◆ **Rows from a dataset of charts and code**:
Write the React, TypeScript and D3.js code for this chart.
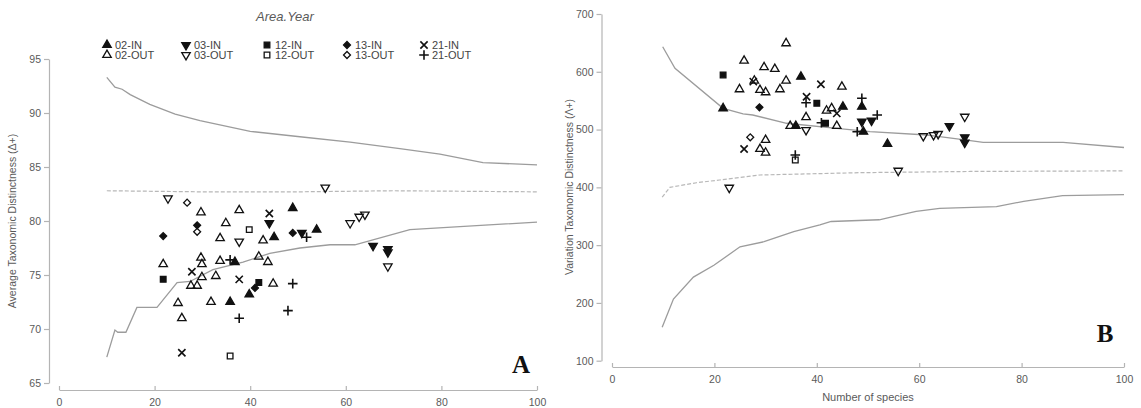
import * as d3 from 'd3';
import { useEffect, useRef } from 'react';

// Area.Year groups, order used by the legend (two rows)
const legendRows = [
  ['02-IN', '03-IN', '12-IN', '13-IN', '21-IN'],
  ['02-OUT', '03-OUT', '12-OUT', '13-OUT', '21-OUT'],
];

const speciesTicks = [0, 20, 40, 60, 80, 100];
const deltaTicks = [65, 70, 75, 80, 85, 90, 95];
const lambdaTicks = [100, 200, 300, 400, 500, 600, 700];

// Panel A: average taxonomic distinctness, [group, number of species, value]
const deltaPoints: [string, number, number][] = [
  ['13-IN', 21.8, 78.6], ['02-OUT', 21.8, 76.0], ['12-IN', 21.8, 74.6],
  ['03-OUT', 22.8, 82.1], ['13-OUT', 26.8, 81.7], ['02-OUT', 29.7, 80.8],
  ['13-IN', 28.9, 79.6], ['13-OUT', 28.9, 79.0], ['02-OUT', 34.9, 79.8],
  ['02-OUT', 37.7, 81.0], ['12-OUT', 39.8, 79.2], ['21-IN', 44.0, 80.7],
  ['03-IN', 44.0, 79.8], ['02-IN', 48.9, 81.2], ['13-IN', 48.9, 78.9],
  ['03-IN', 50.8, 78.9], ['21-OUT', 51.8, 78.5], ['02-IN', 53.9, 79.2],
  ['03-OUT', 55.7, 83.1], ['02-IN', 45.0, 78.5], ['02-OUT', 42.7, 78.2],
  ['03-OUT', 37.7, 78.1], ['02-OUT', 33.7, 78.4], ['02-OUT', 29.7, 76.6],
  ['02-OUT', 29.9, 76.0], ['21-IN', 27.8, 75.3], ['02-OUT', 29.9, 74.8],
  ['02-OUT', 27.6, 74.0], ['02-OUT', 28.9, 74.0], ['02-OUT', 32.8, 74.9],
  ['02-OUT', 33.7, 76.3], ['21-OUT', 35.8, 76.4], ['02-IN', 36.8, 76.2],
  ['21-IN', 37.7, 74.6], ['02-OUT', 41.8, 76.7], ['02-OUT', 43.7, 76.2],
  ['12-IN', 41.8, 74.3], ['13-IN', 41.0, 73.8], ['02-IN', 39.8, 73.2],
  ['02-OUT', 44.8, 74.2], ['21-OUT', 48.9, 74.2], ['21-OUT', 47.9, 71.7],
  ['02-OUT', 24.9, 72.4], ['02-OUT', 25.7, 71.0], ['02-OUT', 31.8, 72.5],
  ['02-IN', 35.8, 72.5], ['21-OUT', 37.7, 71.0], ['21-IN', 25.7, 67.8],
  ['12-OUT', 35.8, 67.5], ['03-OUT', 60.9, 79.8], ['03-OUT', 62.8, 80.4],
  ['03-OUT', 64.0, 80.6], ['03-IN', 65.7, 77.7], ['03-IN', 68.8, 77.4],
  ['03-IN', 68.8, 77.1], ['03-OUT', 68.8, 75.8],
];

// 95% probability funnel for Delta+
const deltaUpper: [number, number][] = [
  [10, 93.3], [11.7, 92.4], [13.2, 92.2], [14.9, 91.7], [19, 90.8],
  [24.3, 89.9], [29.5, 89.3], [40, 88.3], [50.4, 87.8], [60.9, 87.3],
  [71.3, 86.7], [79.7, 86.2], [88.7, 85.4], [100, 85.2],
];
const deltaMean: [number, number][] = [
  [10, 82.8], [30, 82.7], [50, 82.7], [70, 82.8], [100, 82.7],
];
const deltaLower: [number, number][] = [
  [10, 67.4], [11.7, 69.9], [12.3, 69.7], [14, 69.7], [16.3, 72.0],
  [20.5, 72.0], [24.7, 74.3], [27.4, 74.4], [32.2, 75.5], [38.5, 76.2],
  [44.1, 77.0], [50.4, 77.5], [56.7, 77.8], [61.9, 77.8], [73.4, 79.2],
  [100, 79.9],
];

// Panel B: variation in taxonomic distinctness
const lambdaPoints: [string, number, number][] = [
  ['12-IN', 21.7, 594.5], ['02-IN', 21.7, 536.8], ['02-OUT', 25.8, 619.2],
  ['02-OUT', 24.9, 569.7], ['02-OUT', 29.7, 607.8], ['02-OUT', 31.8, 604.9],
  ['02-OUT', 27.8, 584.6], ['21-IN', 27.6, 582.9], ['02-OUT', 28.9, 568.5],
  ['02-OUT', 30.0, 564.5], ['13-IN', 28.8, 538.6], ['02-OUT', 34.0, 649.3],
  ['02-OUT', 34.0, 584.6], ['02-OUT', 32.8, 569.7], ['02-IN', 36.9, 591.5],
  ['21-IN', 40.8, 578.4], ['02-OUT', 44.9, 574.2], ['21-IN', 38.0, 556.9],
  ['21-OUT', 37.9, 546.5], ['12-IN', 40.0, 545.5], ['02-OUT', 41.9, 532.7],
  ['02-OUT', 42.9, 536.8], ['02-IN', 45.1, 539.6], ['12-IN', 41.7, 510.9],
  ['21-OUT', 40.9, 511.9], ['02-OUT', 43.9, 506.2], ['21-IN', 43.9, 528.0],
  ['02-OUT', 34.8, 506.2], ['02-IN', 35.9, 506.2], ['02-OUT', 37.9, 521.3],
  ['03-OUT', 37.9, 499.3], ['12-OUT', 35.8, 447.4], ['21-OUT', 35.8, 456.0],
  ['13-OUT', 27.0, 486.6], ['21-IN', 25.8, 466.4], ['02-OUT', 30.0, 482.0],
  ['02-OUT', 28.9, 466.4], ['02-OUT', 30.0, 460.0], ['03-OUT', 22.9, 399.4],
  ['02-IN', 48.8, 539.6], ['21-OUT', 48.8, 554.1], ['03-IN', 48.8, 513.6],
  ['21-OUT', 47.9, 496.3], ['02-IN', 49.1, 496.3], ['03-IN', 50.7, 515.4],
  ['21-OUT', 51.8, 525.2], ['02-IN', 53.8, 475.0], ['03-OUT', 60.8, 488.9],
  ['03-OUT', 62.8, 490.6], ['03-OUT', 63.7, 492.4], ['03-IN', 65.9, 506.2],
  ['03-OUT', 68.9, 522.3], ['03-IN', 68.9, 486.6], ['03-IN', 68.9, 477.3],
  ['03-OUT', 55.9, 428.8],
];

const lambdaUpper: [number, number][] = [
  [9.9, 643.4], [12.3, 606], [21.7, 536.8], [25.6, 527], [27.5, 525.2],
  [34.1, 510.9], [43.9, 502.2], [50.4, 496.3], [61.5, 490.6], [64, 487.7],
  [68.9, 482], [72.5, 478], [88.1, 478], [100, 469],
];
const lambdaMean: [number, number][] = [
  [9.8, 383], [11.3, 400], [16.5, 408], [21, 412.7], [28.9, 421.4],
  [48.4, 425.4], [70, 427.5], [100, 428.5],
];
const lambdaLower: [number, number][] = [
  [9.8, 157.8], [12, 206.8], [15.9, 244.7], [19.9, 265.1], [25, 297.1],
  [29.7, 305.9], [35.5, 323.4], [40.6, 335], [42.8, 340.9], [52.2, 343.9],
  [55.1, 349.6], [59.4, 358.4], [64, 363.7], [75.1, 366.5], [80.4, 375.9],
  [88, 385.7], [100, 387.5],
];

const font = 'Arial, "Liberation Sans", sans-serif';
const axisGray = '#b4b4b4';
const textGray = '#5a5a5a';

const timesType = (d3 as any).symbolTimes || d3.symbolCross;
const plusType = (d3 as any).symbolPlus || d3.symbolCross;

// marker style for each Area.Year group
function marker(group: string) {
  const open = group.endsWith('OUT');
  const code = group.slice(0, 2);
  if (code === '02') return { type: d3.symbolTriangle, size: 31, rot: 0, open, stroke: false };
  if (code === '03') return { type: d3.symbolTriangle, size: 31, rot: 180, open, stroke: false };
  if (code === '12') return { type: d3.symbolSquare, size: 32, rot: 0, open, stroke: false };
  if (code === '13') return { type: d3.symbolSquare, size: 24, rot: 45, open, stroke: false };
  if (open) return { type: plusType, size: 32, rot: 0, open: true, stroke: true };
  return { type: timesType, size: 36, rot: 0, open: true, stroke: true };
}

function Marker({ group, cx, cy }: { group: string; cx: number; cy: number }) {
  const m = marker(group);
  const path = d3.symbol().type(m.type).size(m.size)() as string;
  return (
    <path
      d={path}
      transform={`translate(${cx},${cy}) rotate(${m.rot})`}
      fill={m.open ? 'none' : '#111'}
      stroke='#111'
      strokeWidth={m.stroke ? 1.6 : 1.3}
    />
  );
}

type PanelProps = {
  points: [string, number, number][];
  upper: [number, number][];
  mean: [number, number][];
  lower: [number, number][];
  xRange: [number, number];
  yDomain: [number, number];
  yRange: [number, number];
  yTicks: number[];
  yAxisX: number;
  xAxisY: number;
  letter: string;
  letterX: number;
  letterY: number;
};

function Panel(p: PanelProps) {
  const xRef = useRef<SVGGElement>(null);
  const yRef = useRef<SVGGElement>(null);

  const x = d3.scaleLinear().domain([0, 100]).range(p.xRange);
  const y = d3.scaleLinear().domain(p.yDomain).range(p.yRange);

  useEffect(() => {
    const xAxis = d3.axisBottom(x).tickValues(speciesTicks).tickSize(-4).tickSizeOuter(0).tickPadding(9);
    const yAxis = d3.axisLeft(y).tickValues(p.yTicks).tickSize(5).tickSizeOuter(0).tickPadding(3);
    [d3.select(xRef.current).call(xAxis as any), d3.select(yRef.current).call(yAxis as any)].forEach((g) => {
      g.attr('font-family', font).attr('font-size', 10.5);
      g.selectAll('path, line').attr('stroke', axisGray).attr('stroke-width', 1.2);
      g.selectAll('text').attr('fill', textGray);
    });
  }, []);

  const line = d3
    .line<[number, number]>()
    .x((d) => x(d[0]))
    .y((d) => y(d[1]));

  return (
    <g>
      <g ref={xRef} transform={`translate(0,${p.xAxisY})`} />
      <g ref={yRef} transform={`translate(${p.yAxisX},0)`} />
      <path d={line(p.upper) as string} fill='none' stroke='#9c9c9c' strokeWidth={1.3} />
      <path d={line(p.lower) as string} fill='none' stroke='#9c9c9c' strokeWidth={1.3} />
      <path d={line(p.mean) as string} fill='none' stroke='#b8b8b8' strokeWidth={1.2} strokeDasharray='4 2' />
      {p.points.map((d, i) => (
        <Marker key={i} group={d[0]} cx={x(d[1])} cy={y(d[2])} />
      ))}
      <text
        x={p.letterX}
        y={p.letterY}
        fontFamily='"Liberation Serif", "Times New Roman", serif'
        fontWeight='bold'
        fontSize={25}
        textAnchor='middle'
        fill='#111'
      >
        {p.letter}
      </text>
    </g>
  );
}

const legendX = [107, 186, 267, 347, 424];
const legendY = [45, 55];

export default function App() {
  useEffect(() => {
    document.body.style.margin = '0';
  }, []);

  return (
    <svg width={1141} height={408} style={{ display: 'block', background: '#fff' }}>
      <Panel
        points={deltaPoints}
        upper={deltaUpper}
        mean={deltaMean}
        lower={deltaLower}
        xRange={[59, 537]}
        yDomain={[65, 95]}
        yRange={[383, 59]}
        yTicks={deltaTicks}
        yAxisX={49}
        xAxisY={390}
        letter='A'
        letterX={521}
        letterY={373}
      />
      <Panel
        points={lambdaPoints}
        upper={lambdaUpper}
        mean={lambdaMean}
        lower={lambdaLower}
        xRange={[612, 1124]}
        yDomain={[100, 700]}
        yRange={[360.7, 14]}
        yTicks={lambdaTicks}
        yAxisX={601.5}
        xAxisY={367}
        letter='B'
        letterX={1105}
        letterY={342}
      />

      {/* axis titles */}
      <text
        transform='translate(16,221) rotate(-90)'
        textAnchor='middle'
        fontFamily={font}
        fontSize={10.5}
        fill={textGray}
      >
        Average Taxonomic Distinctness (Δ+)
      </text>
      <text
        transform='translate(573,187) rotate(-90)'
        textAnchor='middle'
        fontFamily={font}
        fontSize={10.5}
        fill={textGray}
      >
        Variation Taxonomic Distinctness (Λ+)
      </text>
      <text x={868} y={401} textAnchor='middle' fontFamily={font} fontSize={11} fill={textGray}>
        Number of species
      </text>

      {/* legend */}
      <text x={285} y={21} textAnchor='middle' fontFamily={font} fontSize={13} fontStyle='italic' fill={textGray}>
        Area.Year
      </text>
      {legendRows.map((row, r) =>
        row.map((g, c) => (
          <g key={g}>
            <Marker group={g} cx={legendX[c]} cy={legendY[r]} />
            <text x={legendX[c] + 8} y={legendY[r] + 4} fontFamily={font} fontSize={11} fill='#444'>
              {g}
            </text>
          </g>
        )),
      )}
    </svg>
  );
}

* * *

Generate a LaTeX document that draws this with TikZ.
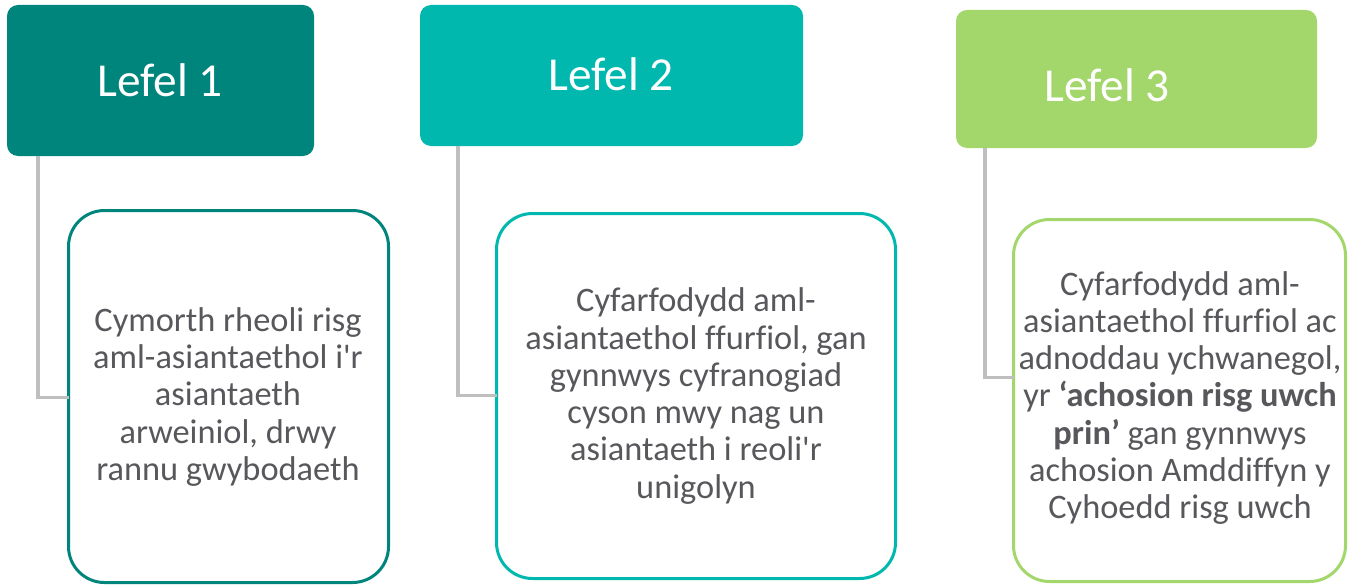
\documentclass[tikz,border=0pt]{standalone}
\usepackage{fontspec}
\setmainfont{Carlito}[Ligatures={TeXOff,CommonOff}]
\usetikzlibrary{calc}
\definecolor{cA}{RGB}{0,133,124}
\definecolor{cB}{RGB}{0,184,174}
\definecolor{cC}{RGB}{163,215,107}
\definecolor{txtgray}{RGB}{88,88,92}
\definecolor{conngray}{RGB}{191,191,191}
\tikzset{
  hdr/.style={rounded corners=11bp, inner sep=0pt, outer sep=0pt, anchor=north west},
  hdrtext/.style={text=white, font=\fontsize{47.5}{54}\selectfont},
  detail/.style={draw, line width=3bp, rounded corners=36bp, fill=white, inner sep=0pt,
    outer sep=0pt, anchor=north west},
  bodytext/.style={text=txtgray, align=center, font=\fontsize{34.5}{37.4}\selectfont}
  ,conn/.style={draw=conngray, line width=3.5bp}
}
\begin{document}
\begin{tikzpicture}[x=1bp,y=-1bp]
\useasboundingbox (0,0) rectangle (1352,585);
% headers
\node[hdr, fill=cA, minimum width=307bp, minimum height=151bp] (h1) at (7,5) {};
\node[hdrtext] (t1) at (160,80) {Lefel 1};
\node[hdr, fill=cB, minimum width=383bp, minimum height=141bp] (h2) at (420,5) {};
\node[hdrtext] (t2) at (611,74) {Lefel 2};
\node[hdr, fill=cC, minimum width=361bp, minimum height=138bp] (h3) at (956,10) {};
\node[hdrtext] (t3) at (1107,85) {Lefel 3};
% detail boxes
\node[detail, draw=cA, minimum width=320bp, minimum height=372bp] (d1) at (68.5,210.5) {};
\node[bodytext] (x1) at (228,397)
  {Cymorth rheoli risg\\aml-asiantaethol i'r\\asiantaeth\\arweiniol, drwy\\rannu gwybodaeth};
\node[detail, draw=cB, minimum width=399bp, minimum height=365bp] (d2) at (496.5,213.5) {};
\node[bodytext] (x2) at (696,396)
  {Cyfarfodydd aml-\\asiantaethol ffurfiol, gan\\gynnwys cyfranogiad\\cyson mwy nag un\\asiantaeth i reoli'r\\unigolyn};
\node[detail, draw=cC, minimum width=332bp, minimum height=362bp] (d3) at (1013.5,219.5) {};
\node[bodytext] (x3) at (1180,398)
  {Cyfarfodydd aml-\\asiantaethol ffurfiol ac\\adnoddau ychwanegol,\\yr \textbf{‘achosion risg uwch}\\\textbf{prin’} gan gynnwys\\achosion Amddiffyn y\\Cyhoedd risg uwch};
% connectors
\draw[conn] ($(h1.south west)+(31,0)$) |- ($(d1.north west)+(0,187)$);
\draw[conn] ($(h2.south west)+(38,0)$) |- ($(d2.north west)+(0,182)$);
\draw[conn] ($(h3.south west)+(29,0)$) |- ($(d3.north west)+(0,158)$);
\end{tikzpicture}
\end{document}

---

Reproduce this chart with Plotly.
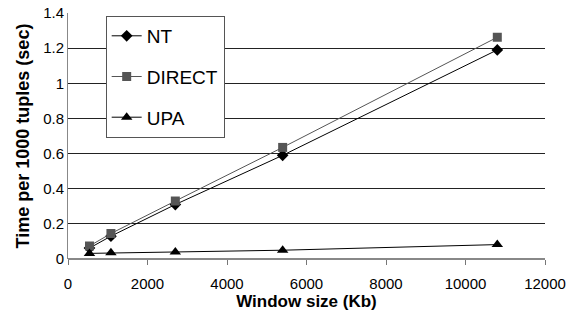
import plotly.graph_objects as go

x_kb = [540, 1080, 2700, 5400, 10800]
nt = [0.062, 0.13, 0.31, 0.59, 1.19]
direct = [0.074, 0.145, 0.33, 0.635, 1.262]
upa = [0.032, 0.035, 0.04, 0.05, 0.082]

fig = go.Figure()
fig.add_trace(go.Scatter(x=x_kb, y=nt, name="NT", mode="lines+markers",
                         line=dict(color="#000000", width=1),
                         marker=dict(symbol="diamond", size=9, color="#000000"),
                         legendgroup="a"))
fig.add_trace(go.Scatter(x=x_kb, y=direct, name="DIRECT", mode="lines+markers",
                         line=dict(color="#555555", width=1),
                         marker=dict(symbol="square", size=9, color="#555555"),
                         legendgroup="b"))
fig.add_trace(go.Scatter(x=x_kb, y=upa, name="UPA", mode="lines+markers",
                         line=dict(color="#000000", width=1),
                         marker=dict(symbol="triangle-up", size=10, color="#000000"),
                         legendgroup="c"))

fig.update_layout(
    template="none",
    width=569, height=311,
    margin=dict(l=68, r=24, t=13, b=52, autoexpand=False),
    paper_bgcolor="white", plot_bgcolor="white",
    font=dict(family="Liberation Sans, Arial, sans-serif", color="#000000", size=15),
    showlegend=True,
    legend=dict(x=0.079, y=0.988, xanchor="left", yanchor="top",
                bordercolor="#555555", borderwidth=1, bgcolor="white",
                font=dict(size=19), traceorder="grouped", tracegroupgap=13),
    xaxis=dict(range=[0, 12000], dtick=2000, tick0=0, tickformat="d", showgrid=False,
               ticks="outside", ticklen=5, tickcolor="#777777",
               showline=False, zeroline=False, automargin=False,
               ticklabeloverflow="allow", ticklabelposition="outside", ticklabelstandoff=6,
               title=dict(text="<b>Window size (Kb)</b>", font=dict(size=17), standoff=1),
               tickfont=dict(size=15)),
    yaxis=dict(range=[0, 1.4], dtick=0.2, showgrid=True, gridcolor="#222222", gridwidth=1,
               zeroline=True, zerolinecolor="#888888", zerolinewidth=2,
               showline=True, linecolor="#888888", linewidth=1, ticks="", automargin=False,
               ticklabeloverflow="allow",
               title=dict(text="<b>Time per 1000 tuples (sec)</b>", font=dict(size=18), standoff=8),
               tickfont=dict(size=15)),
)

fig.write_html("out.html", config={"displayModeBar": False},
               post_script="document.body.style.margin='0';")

◆ **WHAT TO DO**: Go to the line that contains "Reproduce this chart with Plotly." and copy from there down to the line that contains "upa = [0.032, 0.035, 0.04, 0.05, 0.082]", with both lines included. Pass over the pictures.

◆ **EXERCISE SOLUTION**:
Reproduce this chart with Plotly.
import plotly.graph_objects as go

x_kb = [540, 1080, 2700, 5400, 10800]
nt = [0.062, 0.13, 0.31, 0.59, 1.19]
direct = [0.074, 0.145, 0.33, 0.635, 1.262]
upa = [0.032, 0.035, 0.04, 0.05, 0.082]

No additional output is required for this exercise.